TC: That’s really interesting. And so it helped you with the painting?

FG: Yes, absolutely. For example, the fact that I mix words – that is, sounds – with colours. For me that’s very important.

TC: What is the connection between drawing and painting?

FG: It’s not at all the same thing. There isn’t much of a link. It’s completely different. Everyone says that drawing is useful for painting and yet perhaps it’s not all that true. Line includes volume, it includes inside and out. You mustn’t forget that when you draw the line, you determine not only the line itself but what happens on either side of the line. The white of the page becomes space.

TC: How has drawing manifested itself in your work? How has the drawing work you have done in your sketchbooks affected your work as a painter?

FG: In my paintings, I work mainly in series, I can work for a year or two on one. So if I have something else in mind, it is better if I free myself of it in my sketchbooks. It’s probably things I prefer to keep out of my work because they’d take me too far from my principal domain: form and colour.

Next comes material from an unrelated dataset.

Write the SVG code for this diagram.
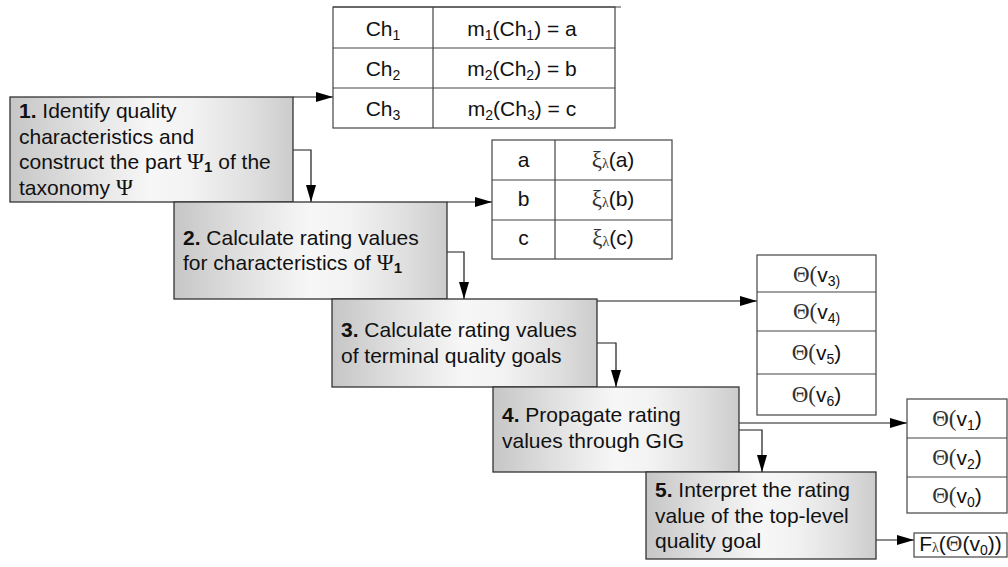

I’m more abstract when I paint than when I draw. Drawing allows me to express my feelings – if I have any – and to get rid of these images. I draw to forget.

TC: So these sketchbooks are not preparatory, they allow you to jot down subjects at the fringes of your main interest as an artist?

FG: Yes, it’s like comparing a speech with writing a book. I do think the drawings are interesting because they’re spontaneous and, in some cases, they’re like a shortcut between one thing and another; that’s why I think it’s interesting for the viewer. These sketchbooks reveal my work methods; in a way, this means allowing the viewer to see something that’s normally for my eyes only. These little books are complete in themselves. I made them, and then, once I’d made them, I was free. For me these little books are a step toward freedom.